▶ **Requirement**: Copy each line with the word "React" in it.

▶ **Data segment**:
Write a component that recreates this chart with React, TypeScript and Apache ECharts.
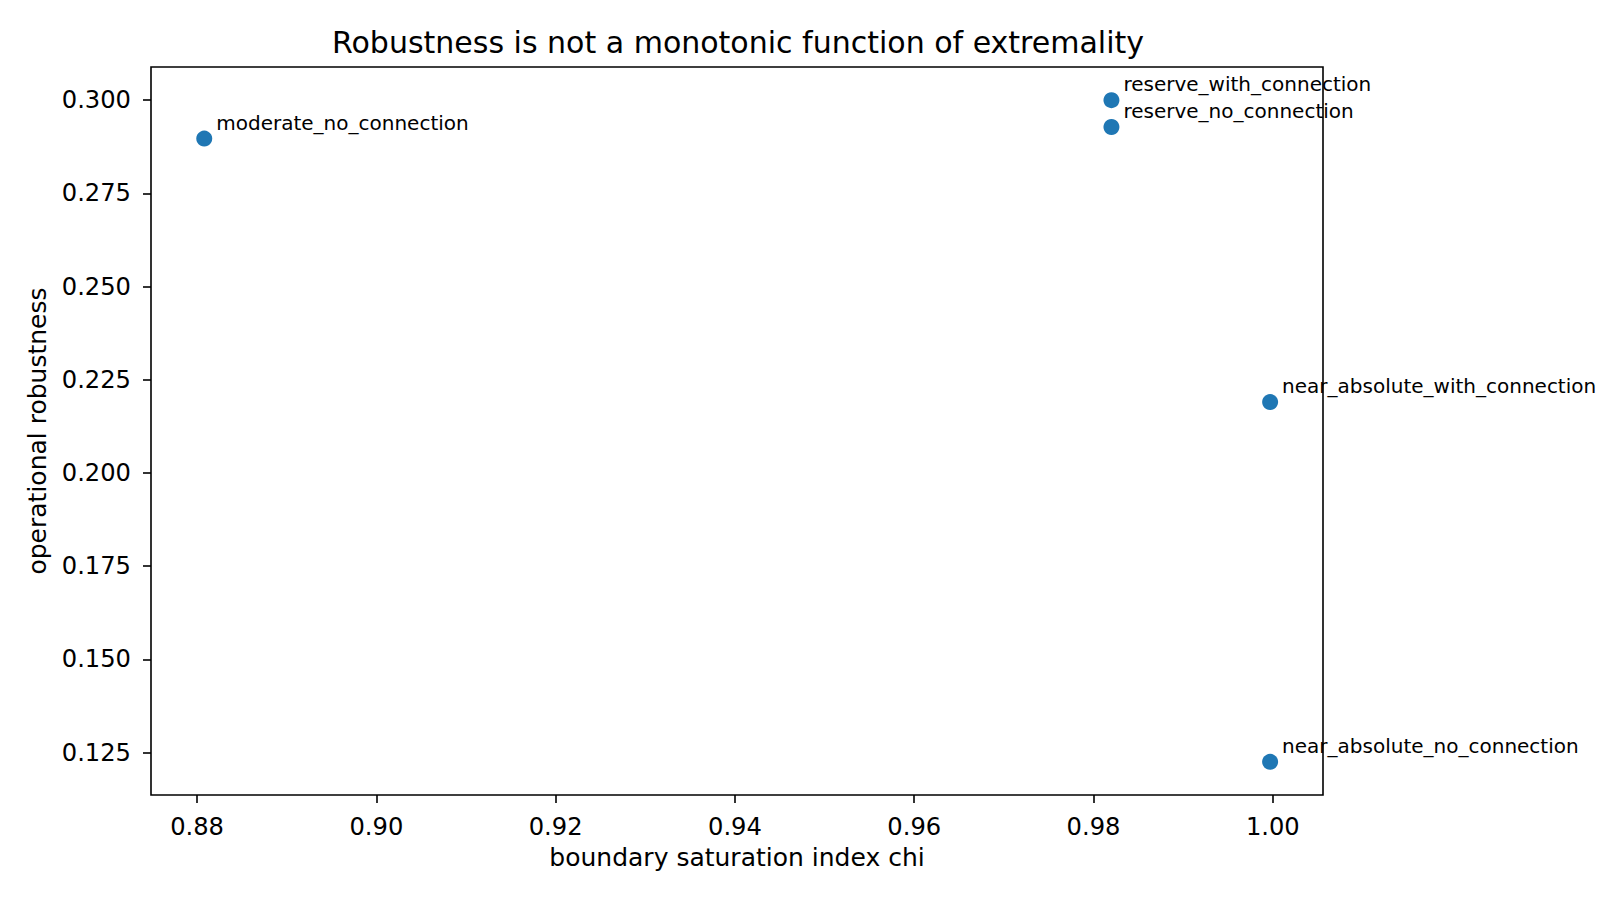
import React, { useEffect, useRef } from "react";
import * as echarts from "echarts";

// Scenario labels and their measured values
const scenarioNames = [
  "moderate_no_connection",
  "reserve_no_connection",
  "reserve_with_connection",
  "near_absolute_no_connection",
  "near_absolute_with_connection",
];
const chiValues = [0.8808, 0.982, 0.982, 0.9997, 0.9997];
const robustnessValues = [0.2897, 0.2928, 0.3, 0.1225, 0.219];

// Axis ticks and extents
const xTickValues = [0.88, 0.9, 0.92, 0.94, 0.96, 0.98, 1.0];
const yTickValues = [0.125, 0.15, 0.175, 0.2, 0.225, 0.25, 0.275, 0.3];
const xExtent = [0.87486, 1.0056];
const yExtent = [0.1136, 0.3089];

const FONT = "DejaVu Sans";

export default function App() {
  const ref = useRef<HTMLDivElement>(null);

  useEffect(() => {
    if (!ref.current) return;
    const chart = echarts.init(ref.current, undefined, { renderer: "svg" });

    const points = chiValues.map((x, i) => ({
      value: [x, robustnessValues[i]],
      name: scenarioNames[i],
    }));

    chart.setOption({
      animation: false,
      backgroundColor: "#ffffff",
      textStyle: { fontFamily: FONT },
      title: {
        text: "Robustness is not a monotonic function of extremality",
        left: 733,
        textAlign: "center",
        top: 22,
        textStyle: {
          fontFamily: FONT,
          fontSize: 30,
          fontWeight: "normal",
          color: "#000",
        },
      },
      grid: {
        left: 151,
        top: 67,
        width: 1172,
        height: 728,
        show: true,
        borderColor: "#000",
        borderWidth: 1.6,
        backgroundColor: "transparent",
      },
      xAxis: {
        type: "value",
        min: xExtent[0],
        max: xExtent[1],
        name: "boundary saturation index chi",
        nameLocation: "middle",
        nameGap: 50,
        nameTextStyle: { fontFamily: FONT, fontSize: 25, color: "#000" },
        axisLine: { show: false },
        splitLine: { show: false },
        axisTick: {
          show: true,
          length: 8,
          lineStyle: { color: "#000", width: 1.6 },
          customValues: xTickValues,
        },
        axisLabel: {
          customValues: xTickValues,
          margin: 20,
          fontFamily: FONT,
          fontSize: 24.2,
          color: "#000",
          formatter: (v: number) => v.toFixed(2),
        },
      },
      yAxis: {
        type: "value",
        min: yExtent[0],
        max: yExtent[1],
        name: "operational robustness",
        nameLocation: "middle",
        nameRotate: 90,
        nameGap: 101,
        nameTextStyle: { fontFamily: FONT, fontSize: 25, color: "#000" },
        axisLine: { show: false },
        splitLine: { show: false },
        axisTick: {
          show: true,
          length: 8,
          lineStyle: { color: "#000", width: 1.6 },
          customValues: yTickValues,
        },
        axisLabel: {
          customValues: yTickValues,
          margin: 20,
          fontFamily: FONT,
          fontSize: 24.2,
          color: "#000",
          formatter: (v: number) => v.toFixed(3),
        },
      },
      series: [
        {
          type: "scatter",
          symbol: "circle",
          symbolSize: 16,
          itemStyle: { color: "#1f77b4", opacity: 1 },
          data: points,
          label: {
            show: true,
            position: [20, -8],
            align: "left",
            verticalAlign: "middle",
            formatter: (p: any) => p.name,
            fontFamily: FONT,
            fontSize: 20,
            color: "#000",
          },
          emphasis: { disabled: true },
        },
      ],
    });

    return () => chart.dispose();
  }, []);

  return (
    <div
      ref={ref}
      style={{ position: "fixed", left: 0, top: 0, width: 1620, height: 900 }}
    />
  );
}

▶ **Complete response**:
Write a component that recreates this chart with React, TypeScript and Apache ECharts.
import React, { useEffect, useRef } from "react";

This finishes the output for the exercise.